Vocabulary box

A small box, such as a shoe box, is a very useful tool in the classroom - it can become a vocabulary box. You also need some small blank cards or pieces of paper.

Author
Gillie Cunningham

Procedure

  • At the end of each vocabulary lesson - for example 'Houses and Homes' - either you or the students should write words from the lesson on different cards. So, you may end up with ten words on ten cards (bedroom, kitchen, roof, window, etc) and these cards are then placed in the vocabulary box. If you have time, and with stronger classes, you, or the students, may write a definition of the word on the reverse of each card.
  • This vocabulary box can then be used at any time to review the vocabulary studied over the weeks.
  • You could simply pick words from the box at random, give the definition and ask for the word. This can be done as a simple team game.
  • Or you may try something more active. For example, when you've had this vocabulary box for a month or two and there are quite a lot of cards in there, you might say to the students 'OK, I want all these cards divided into nouns, adjectives and verbs… Go! You have three minutes.' Or, you might say 'OK, I want all these cards divided into lexical sets … Go!' Or, you might say 'Each corner of the room is a different lexical set - that one's furniture, that one's medicine, that one is food and that one is sport. Put the cards in the right corner, you have one minute to do this…Go!' Then they're all running around trying to get their words in the right corner. This could also be done in teams, giving each team a handful of words to sort.

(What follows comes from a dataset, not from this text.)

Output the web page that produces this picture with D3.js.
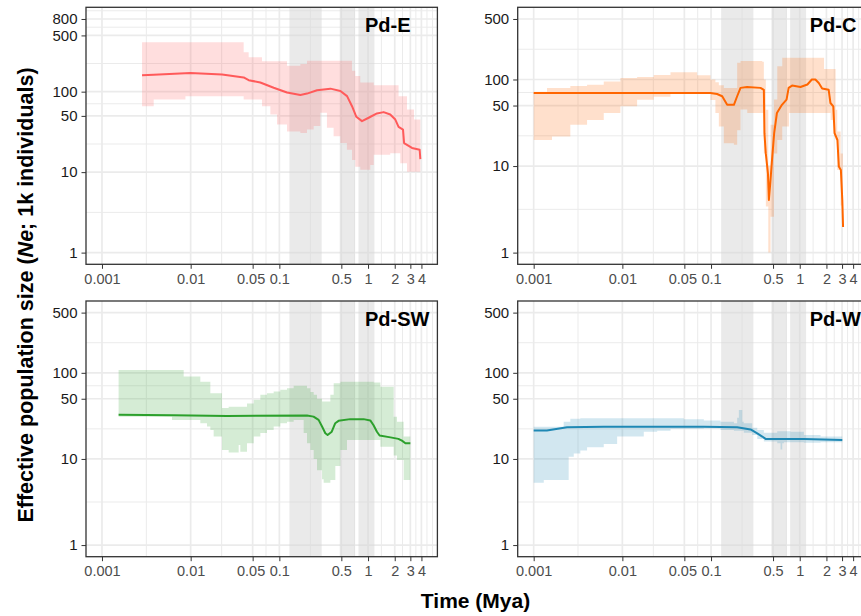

This box just becomes so flexible in how you can use it. It could be at the end of the lesson. For example 'You can't leave the classroom until you've defined two words that are in the box'. Vocabulary boxes are fantastic and they take so little time but provide so many activities.

Language Level

Comments

Submitted by KaraAharon on Mon, 02/06/2017 - 15:23

This is a great idea. For non-readers we can put a picture in the box for each word we learn. At the end of the year with young learners I put pictures on the floor and have them place them, one at a time, under the right category on a chart and say the word. They're always excited to see how much they've learned, even if not everyone remembers every word. I've never thought of collecting the pictures during the year, but this will build up anticipation, allow them to see progress and also save preparation time.